While most people would understand if Klass decided to put off the LSAT after hearing that news, he explained how the thought never entered his mind. Instead, it forced him to realize that things weren’t going to be the same. In fact, the hardship motivated him by giving him an outlet to escape his personal issues.

“Unfortunately, a lot of the things that have pushed me and have motivated me have come from negative places,” Klass said. “Since then, I’ve thought that I’m kind of on my own. It’s a scary feeling.”

Klass took the LSAT, did well enough to get into New York Law School and dabbled in criminal defense with an internship with the Brooklyn DA’s Office, where he worked for Betsy Barros, now a judge on the Appellate Division bench. Ultimately, though, he decided to open his own civil practice because even if it wasn’t going to be his father’s business, Klass was determined to run his own.

“I wanted to be an entrepreneur,” Klass explained. “I had the notion when I was going into the advertising and printing business that I was going to have my own business, so I decided to make it a law business.”

Klass opened his own firm in a suite with his uncle and two other lawyers and started off by taking whatever overflow work that they would pass along to him. He also taught himself how to do depositions, motion practice and to make appearances in court. He then took to the streets, handing out flyers and business cards to law offices along Court Street.

Klass, who has labeled himself “Your Court Street Lawyer,” has maintained his private practice, although he briefly partnered with his uncle. He hired two associates about four years ago and prides himself as one of the remaining true general practice attorneys left in the city.

Klass joined the Brooklyn Bar Association (BBA) as a student at New York Law School. It was a way for him to network with the legal community, but more practically it also was a good way for him to find cases early on in his career thanks to the Lawyer Referral Service.

As his law career grew, Klass became more and more involved with the Brooklyn Bar Association. Past President Steve Cohn insisted that he become more active and he did. First through the BBA’s Young Lawyers Committee, and then through other committees. Eventually, he took over the Mentor Committee and was honored with the BBA’s Distinguished Service Award for his work with that committee.

“I’m really proud of that because what the mentor committee really does is help other lawyers,” Klass said. “A lot of what we do is just offer practice advice. I started my own law firm and I’ve been doing it for long enough that now I’m able to help people with theirs.

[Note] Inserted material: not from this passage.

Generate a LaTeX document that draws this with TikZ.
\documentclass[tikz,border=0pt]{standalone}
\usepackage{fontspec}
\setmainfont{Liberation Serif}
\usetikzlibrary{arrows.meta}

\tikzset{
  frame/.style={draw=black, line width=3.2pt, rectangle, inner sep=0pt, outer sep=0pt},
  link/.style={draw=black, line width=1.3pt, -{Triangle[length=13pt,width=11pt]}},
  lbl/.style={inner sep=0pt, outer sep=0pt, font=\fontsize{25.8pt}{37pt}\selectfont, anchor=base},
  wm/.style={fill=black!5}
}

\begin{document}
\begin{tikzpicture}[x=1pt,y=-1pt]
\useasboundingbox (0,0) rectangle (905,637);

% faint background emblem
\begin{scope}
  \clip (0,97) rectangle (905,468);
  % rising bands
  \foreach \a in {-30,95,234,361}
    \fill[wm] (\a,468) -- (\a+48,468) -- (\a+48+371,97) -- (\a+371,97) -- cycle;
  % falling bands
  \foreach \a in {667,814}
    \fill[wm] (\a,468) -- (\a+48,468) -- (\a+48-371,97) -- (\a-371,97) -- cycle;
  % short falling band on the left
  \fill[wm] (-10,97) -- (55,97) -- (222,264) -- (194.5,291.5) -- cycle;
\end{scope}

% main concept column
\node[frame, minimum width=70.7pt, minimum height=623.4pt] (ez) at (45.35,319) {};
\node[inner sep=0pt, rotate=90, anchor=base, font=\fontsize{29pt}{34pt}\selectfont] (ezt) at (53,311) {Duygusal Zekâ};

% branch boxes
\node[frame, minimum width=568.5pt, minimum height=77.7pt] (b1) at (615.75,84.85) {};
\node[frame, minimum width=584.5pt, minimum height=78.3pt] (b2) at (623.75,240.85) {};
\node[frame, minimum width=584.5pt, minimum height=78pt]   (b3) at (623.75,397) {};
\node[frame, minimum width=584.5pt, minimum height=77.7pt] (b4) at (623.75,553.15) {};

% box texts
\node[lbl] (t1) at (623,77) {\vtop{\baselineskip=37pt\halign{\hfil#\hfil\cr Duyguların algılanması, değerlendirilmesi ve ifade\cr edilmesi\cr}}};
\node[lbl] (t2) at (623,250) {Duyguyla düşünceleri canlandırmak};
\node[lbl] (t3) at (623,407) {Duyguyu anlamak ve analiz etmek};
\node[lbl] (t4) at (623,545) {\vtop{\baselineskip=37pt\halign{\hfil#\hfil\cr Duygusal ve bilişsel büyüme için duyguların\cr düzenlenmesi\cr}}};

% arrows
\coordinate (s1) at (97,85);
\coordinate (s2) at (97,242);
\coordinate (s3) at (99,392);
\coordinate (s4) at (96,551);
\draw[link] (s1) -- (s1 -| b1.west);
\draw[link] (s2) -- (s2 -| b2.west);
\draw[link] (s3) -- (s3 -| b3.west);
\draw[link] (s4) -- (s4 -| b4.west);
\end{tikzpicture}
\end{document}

Lawyers will come to me with questions about how to do something, they’ll email me and ask if I have a form for something or  if they just want to run something by me.”

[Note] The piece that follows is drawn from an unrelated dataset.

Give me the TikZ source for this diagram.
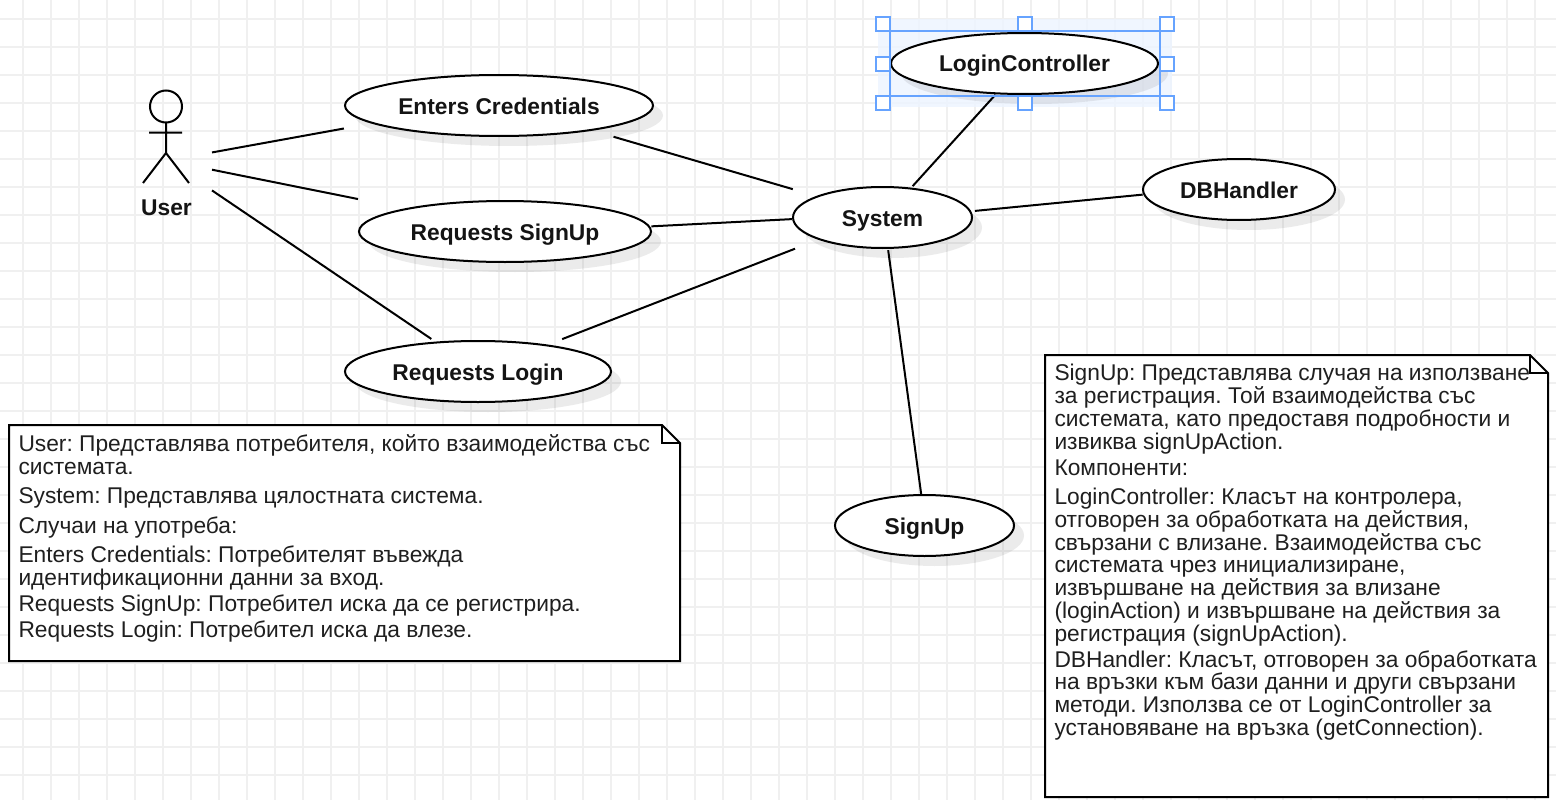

Klass is still active in the BBA. He not only is a member of the board of trustees and several committees, including the grievance committee, he presents many continuing legal education lectures and he attends many of its social events including last year’s trip to Cuba with immediate past President Arthur Aidala. He even admitted that he hopes to one day lead the organization as president.

“I’m still fascinated being a lawyer, and I love being a general practitioner,” Klass said. “Every time a case comes to me it’s like a new puzzle that I have to solve.”